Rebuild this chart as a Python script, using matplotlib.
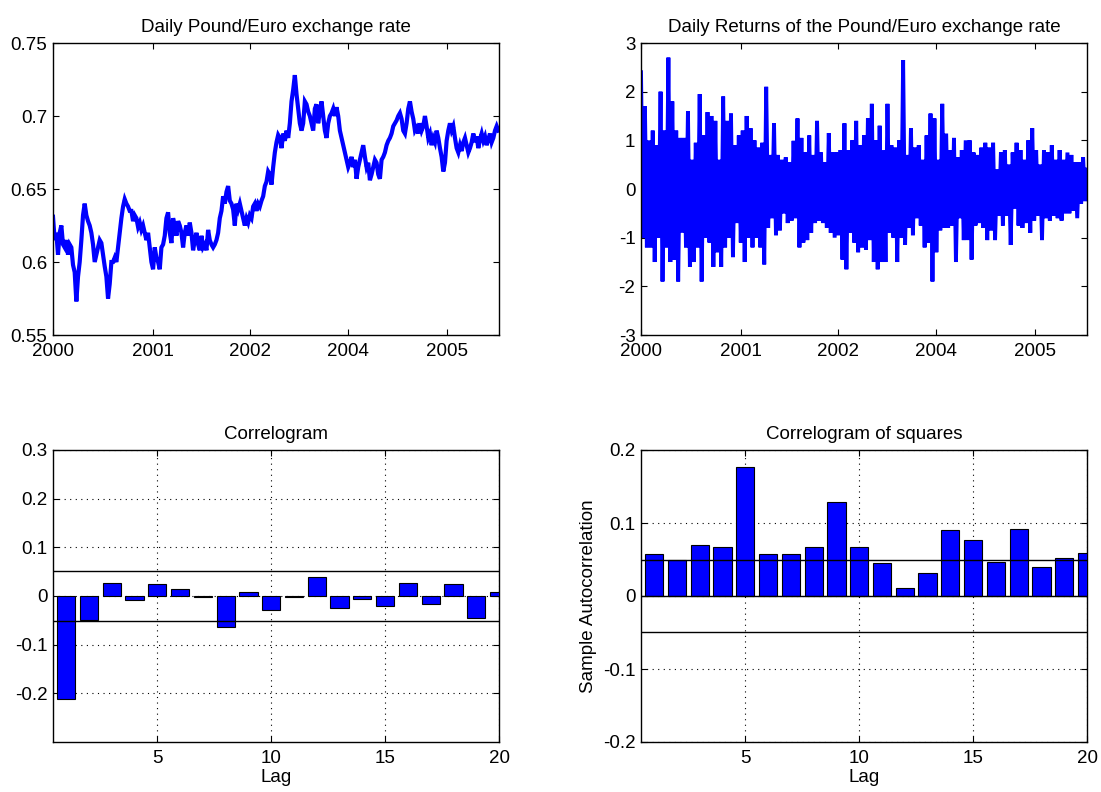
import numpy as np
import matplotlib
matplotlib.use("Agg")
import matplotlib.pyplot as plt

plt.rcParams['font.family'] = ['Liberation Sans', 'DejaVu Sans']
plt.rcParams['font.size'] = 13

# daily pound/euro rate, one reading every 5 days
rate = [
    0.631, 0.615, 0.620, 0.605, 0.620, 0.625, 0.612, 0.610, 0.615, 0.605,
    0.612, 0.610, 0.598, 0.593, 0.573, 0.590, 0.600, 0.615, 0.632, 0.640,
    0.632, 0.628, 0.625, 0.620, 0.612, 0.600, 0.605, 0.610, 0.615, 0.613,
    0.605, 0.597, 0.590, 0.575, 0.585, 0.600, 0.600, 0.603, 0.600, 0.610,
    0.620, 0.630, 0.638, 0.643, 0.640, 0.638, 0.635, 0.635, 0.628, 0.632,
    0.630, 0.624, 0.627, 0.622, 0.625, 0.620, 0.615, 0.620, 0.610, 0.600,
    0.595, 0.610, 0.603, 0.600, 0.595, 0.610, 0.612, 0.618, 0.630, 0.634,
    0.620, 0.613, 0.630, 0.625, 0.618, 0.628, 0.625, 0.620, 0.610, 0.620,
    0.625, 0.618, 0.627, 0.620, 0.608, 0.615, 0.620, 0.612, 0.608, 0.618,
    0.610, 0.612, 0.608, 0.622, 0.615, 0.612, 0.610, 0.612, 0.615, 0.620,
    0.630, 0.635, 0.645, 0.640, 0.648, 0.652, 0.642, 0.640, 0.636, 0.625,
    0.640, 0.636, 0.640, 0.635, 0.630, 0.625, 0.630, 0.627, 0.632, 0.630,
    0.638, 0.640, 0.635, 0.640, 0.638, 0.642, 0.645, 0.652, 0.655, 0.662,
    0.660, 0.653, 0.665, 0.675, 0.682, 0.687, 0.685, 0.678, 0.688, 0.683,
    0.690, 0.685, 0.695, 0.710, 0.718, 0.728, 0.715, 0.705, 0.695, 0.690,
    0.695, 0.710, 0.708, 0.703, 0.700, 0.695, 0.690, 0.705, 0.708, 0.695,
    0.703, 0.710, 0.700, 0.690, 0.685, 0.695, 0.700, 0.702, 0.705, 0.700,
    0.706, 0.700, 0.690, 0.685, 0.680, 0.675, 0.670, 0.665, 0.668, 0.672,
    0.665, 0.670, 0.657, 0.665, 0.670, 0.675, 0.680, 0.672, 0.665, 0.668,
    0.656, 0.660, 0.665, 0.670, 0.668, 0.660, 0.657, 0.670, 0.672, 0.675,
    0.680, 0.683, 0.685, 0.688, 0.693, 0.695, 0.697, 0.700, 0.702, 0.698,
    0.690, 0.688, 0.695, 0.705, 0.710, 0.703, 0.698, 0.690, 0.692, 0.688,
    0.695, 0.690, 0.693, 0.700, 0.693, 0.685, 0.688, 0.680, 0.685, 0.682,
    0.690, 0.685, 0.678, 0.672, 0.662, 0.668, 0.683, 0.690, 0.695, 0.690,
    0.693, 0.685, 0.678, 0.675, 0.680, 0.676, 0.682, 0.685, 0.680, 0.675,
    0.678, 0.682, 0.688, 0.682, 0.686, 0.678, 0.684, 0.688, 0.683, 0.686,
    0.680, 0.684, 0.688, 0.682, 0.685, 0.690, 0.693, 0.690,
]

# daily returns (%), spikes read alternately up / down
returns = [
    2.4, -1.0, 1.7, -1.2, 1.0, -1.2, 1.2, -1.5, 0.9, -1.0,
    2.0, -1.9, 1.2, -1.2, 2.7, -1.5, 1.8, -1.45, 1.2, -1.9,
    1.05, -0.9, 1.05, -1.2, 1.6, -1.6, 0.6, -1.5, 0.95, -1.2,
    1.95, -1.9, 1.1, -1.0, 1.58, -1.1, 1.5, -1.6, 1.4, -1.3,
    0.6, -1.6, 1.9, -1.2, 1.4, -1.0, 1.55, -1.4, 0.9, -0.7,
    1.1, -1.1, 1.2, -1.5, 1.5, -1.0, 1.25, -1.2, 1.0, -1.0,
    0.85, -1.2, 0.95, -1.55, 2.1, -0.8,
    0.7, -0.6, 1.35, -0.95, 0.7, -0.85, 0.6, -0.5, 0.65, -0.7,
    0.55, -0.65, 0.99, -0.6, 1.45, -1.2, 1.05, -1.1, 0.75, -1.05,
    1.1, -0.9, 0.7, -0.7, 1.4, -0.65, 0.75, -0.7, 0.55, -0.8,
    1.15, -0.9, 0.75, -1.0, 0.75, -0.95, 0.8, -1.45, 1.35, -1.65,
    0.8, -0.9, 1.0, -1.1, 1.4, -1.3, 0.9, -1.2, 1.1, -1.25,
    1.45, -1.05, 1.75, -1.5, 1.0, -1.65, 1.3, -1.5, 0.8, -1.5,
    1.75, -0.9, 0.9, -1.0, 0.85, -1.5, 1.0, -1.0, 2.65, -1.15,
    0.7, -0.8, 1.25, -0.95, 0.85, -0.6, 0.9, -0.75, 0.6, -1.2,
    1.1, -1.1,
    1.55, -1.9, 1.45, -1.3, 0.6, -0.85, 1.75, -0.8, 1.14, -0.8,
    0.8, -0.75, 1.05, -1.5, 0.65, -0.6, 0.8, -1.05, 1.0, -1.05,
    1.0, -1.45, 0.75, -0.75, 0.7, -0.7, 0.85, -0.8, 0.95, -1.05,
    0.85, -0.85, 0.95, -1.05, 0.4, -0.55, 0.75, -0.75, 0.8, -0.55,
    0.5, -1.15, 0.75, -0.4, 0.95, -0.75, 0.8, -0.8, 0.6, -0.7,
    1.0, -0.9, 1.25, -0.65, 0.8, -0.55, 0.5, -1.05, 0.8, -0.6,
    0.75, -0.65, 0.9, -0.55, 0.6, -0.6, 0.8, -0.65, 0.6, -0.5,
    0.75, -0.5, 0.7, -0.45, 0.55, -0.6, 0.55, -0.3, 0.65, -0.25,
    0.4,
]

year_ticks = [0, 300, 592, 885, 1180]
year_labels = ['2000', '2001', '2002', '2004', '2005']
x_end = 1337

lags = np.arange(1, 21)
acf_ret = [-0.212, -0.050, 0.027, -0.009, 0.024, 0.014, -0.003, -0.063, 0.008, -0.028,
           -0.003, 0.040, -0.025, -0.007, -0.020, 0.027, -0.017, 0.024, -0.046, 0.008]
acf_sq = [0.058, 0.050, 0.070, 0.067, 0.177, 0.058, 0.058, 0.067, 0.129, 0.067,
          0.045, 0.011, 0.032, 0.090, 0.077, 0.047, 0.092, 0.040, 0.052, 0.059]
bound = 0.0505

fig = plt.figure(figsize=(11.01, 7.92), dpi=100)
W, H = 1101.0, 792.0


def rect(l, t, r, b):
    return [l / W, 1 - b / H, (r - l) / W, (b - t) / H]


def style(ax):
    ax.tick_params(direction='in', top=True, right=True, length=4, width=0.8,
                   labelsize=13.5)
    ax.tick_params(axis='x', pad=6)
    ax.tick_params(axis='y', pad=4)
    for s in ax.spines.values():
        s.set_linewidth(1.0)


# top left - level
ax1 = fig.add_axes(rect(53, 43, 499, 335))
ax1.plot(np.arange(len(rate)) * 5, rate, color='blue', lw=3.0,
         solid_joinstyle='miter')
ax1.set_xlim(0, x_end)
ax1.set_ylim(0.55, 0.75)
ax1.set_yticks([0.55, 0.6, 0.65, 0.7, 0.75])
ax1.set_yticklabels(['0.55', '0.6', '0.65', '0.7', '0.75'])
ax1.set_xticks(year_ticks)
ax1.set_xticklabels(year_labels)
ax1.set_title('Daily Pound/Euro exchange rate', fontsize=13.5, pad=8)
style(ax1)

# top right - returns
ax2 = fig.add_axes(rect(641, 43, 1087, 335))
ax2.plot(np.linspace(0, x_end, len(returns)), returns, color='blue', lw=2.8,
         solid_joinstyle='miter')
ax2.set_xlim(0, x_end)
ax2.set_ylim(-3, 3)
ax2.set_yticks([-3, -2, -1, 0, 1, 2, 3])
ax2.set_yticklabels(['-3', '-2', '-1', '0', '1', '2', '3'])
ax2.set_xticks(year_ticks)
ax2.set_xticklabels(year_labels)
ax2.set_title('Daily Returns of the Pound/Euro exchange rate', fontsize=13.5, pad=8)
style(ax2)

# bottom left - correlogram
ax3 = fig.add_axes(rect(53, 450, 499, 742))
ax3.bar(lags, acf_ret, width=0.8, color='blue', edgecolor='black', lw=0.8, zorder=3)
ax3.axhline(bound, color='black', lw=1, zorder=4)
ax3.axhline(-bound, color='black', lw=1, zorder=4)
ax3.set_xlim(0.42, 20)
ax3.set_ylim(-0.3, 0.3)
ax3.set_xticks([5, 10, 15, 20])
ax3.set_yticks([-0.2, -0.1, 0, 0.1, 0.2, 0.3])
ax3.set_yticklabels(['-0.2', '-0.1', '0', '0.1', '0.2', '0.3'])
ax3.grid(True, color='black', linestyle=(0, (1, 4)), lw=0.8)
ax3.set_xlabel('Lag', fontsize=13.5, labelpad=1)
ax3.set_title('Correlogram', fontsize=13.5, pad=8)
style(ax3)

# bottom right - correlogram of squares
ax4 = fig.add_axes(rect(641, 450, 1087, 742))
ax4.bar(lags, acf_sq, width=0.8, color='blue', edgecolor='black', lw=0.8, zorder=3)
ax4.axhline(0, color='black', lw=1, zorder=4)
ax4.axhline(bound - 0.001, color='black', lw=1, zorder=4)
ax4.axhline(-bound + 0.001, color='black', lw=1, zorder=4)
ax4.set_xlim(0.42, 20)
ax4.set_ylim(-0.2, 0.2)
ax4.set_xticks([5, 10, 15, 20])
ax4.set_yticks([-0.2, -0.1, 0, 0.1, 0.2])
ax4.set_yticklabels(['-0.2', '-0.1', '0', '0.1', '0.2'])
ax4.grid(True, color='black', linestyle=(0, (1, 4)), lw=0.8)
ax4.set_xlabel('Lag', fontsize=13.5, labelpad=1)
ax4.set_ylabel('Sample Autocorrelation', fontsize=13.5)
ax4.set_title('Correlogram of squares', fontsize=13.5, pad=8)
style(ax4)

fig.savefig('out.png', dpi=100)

---

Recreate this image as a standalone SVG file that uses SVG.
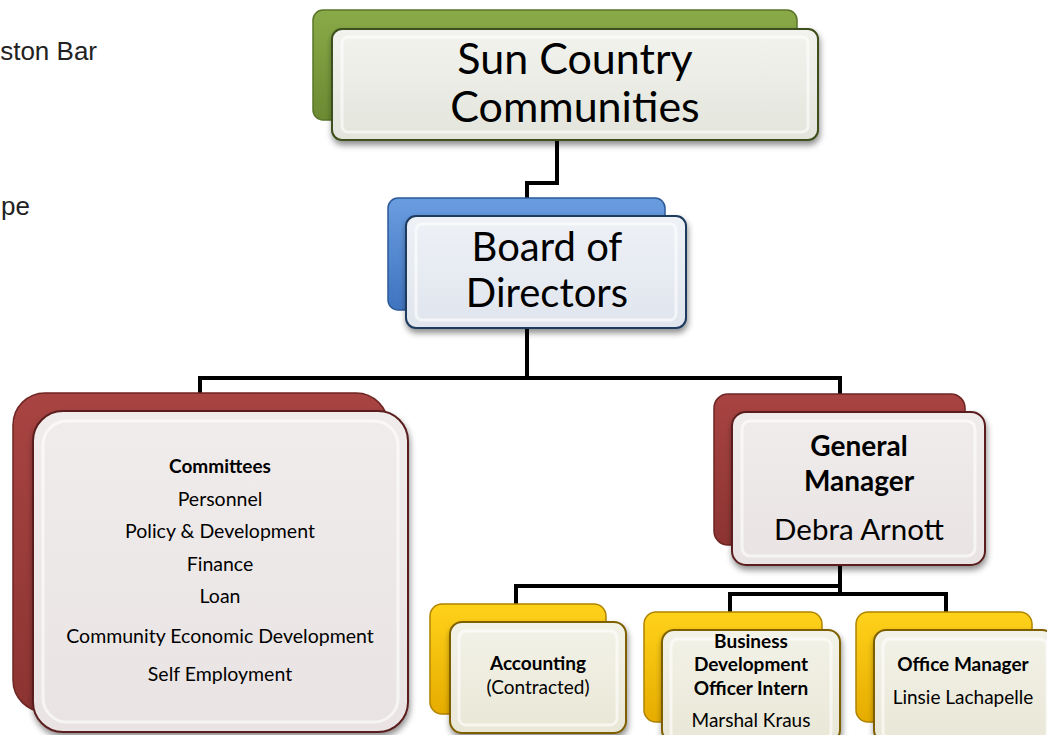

Exercise brief - Leave the pictures out, then copy word for word only the lines from the one containing "Rebuild this chart" through the one containing "plt.rcParams['font.size'] = 13", both included.

Task answer -
Rebuild this chart as a Python script, using matplotlib.
import numpy as np
import matplotlib
matplotlib.use("Agg")
import matplotlib.pyplot as plt

plt.rcParams['font.family'] = ['Liberation Sans', 'DejaVu Sans']
plt.rcParams['font.size'] = 13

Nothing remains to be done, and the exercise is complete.